The living spaces, which had been added incrementally, have been furnished in large part with the Depression-era furniture used by his grandparents when they lived there, before they built a brick home nearby.

Garner’s goal in restoring the building was simple. He wanted to honor his grandparents and save what he considers an important slice of rural America.

Two Saturdays ago, Billy and Tom met the Tidewater Soaring Society members at the store to present a collage of photos that had been put together to honor his father, Fleetwood, who was a career aviation executive, investor and philanthropist, and a legendary figure in Orbit.

The brief opening of the store became more than a chance to present the collage, however. Longtime Orbit residents dropped by the store where they munched on Lance cheese nabs Garner had purchased and washed them down with Coca Colas in old-style six-ounce bottles that were iced down in a cooler.

The Garner Store isn’t Billy Garner’s only interest in Isle of Wight history. He is a board member of the Isle of Wight Historical Society and was instrumental in bringing National Trust for Historic Preservation official Thomas Mayes to Historic St.
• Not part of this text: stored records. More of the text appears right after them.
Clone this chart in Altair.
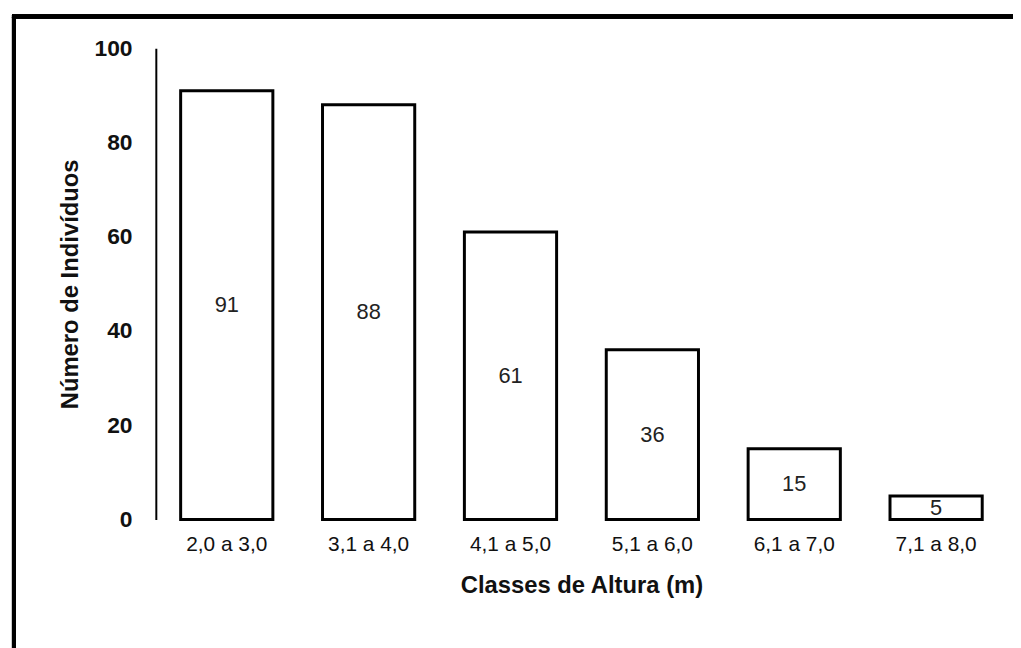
import altair as alt
import pandas as pd

classes = ["2,0 a 3,0", "3,1 a 4,0", "4,1 a 5,0", "5,1 a 6,0", "6,1 a 7,0", "7,1 a 8,0"]
valores = [91, 88, 61, 36, 15, 5]

df = pd.DataFrame({"classe": classes, "n": valores})
df["meio"] = df["n"] / 2

x = alt.X("classe:N", sort=classes,
          scale=alt.Scale(paddingInner=0.35, paddingOuter=0.175),
          axis=alt.Axis(title="Classes de Altura (m)", labelAngle=0, domain=False, ticks=False,
                        grid=False,
                        labelFont="Liberation Sans", labelFontSize=21, labelColor="#111",
                        labelPadding=14, titleFont="Liberation Sans", titleFontSize=24,
                        titleFontWeight="bold", titlePadding=20, titleColor="#111"))

bars = alt.Chart(df).mark_bar(fill="white", stroke="black", strokeWidth=3).encode(
    x=x,
    y=alt.Y("n:Q", scale=alt.Scale(domain=[0, 100]),
            axis=alt.Axis(title="Número de Indivíduos", values=[0, 20, 40, 60, 80, 100],
                          grid=False, ticks=False, domain=True, domainColor="black",
                          domainWidth=2, labelFont="Liberation Sans", labelFontSize=23,
                          labelFontWeight="bold", labelColor="#111", labelPadding=24,
                          titleFont="Liberation Sans", titleFontSize=24, titleFontWeight="bold",
                          titleColor="#111", titlePadding=12))
)

text = alt.Chart(df).mark_text(font="Liberation Sans", fontSize=22, color="#222").encode(
    x=alt.X("classe:N", sort=classes),
    y=alt.Y("meio:Q"),
    text=alt.Text("n:Q"),
)

frame_left = alt.Chart(df).mark_rule(color="black", strokeWidth=4).encode(
    x=alt.value(-143), y=alt.value(-32), y2=alt.value(620))
frame_top = alt.Chart(df).mark_rule(color="black", strokeWidth=4).encode(
    x=alt.value(-145), x2=alt.value(870), y=alt.value(-32))

chart = alt.layer(bars, text, frame_left, frame_top).properties(
    width=858, height=475,
    background="white",
    autosize=alt.AutoSizeParams(type="none"),
    padding={"left": 149, "top": 38, "right": 6, "bottom": 127},
).configure_view(strokeWidth=0, stroke="transparent")

chart.save("out.html", embed_options={"renderer": "svg", "actions": False})
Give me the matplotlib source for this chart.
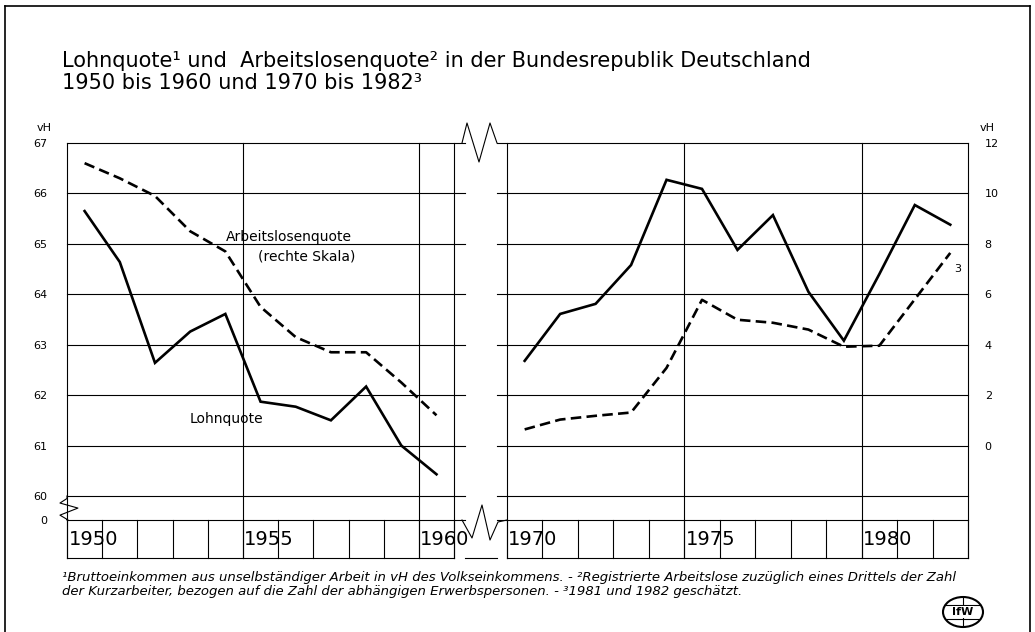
import numpy as np
import matplotlib
matplotlib.use("Agg")
import matplotlib.pyplot as plt
from matplotlib.lines import Line2D
from matplotlib.patches import Ellipse

# Daten
years_1 = list(range(1950, 1961))
lohn_1 = [65.65, 64.64, 62.64, 63.26, 63.61, 61.87, 61.77, 61.50, 62.17, 61.00, 60.43]
alq_1 = [11.2, 10.6, 9.9, 8.5, 7.7, 5.5, 4.3, 3.7, 3.7, 2.5, 1.2]

years_2 = list(range(1970, 1983))
lohn_2 = [62.68, 63.61, 63.81, 64.58, 66.27, 66.09, 64.88, 65.57, 64.05, 63.08, 64.4, 65.77, 65.38]
alq_2 = [0.64, 1.03, 1.18, 1.31, 3.08, 5.78, 4.99, 4.87, 4.6, 3.92, 3.96, 5.8, 7.64]

left_ticks = [60, 61, 62, 63, 64, 65, 66, 67]
right_ticks = [0, 2, 4, 6, 8, 10, 12]
year_labels_1 = [1950, 1955, 1960]
year_labels_2 = [1970, 1975, 1980]

title = ("Lohnquote\u00b9 und  Arbeitslosenquote\u00b2 in der Bundesrepublik Deutschland\n"
         "1950 bis 1960 und 1970 bis 1982\u00b3")
note1 = ("\u00b9Bruttoeinkommen aus unselbständiger Arbeit in vH des Volkseinkommens. - "
         "\u00b2Registrierte Arbeitslose zuzüglich eines Drittels der Zahl")
note2 = ("der Kurzarbeiter, bezogen auf die Zahl der abhängigen Erwerbspersonen. - "
         "\u00b31981 und 1982 geschätzt.")

W, H = 1035, 632
plt.rcParams['font.family'] = ['DejaVu Sans']
fig = plt.figure(figsize=(W / 100, H / 100), dpi=100)

Y0 = 59.524   # Achsenlinie ("0")
YB = 58.77    # Unterkante Jahresleiste
YLIM = (YB, 67)
R_LIM = (2 * (YB - 61), 12)
LW_DATA = 1.9
LW_GRID = 0.8


def fx(px):
    return px / W


def fy(py):
    return 1 - py / H


def panel(x0px, x1px, xlim, years, lohn, alq, majors, labels, x_end):
    ax = fig.add_axes([fx(x0px), fy(558), fx(x1px - x0px), fy(143) - fy(558)])
    ax.set_xlim(*xlim)
    ax.set_ylim(*YLIM)
    for s in ax.spines.values():
        s.set_visible(False)
    ax.set_xticks([])
    # horizontale Linien
    for v in left_ticks:
        ax.plot(xlim, [v, v], color='black', lw=LW_GRID, clip_on=False)
    ax.plot(xlim, [Y0, Y0], color='black', lw=LW_GRID, clip_on=False)
    ax.plot([majors[0], x_end], [YB, YB], color='black', lw=LW_GRID, clip_on=False)
    # senkrechte Linien
    for m in majors:
        ax.plot([m, m], [YB, 67], color='black', lw=LW_GRID, clip_on=False)
    for yr in range(majors[0], x_end + 1):
        ax.plot([yr, yr], [YB, Y0], color='black', lw=LW_GRID, clip_on=False)
    for lab in labels:
        ax.text(lab + 0.04, (YB + Y0) / 2 - 0.02, str(lab), fontsize=14, ha='left', va='center')
    xs = np.array(years) + 0.5
    ax.plot(xs, lohn, color='black', lw=LW_DATA, solid_joinstyle='miter')
    axr = ax.twinx()
    axr.set_ylim(*R_LIM)
    for s in axr.spines.values():
        s.set_visible(False)
    axr.plot(xs, alq, color='black', lw=LW_DATA, dashes=(4, 2))
    return ax, axr


ax1, ax1r = panel(67, 465, (1950, 1961.31), years_1, lohn_1, alq_1,
                  [1950, 1955, 1960, 1961], year_labels_1, 1961)
ax2, ax2r = panel(497, 968, (1969.72, 1983), years_2, lohn_2, alq_2,
                  [1970, 1975, 1980, 1983], year_labels_2, 1983)

# linke Skala
ax1.set_yticks([Y0] + left_ticks)
ax1.set_yticklabels(['0'] + [str(v) for v in left_ticks])
ax1.tick_params(axis='y', length=0, pad=14, labelsize=8)
ax1r.set_yticks([])
ax2.set_yticks([])
# rechte Skala
ax2r.set_yticks(right_ticks)
ax2r.set_yticklabels([str(v) for v in right_ticks])
ax2r.tick_params(axis='y', length=0, pad=12, labelsize=8)

fig.text(fx(52), fy(128), "vH", fontsize=8, ha='right', va='center')
fig.text(fx(980), fy(128), "vH", fontsize=8, ha='left', va='center')

# Beschriftungen
ax1.text(1954.52, 65.14, "Arbeitslosenquote", fontsize=10, ha='left', va='center')
ax1.text(1955.43, 64.74, "(rechte Skala)", fontsize=10, ha='left', va='center')
ax1.text(1953.49, 61.53, "Lohnquote", fontsize=10, ha='left', va='center')
ax2r.text(1982.62, 7.0, "3", fontsize=8, ha='left', va='center')

# Achsenbruch links
ax1.plot([1950, 1950, 1949.8, 1950.31, 1949.8, 1950.03, 1950],
         [60, 59.95, 59.86, 59.76, 59.62, Y0, Y0], color='black', lw=LW_GRID, clip_on=False)
# Achsenbrueche oben/unten (Figurkoordinaten)
for pts in ([(462, 143), (467, 123), (479, 162), (490, 123), (497, 143)],
            [(462, 520), (472, 538), (482, 505), (490, 540), (498, 522), (507, 520)]):
    fig.add_artist(Line2D([fx(p[0]) for p in pts], [fy(p[1]) for p in pts],
                          color='black', lw=LW_GRID))
fig.add_artist(Line2D([fx(465), fx(497)], [fy(558), fy(558)], color='black', lw=LW_GRID))

# Titel
fig.text(fx(62), fy(51), title, fontsize=15, ha='left', va='top', linespacing=1.1)

# Fussnoten
fig.text(fx(62), fy(577), note1, fontsize=9.5, style='italic', ha='left', va='center')
fig.text(fx(62), fy(592), note2, fontsize=9.5, style='italic', ha='left', va='center')

# Logo
cx, cy = fx(963), fy(612)
fig.add_artist(Ellipse((cx, cy), fx(40), fy(0) - fy(30), fill=False,
                       ec='black', lw=1.5, transform=fig.transFigure))
fig.add_artist(Line2D([cx, cx], [fy(598), fy(626)], color='black', lw=0.8))
fig.add_artist(Line2D([fx(946), fx(980)], [fy(605), fy(605)], color='black', lw=0.8))
fig.add_artist(Line2D([fx(946), fx(980)], [fy(619), fy(619)], color='black', lw=0.8))
fig.text(cx, cy, "IfW", fontsize=8, weight='bold', ha='center', va='center',
         bbox=dict(boxstyle='square,pad=0.05', fc='white', ec='none'))

# Rahmen
fig.add_artist(Line2D([fx(5), fx(5)], [fy(6), 0], color='black', lw=1.2))
fig.add_artist(Line2D([fx(5), fx(1030)], [fy(6), fy(6)], color='black', lw=1.2))
fig.add_artist(Line2D([fx(1030), fx(1030)], [fy(6), 0], color='black', lw=1.2))

fig.savefig("out.png", dpi=100)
Luke’s recently to talk about the importance of preserving old places.

He is also working with the Historical Society on the possibility of preserving the Ebenezer Rosenwald Schoolhouse, located on Bob White Road. The tiny building was the education center for black children in the immediate community and one of several rural schoolhouses throughout Isle of Wight. It is the only Rosenwald school still intact.

That project is in the future, though. The store preservation is complete, and Garner takes great pride in it and its connection to his grandparents. From that little building, they managed a multifaceted rural business that bought peanuts, sold fertilizer and cured country hams on a commercial scale.

Of the restoration, he says simply, “It was an old building and it’s hard to keep a building like that going.”

Hard, but certainly not impossible for Billy Garner.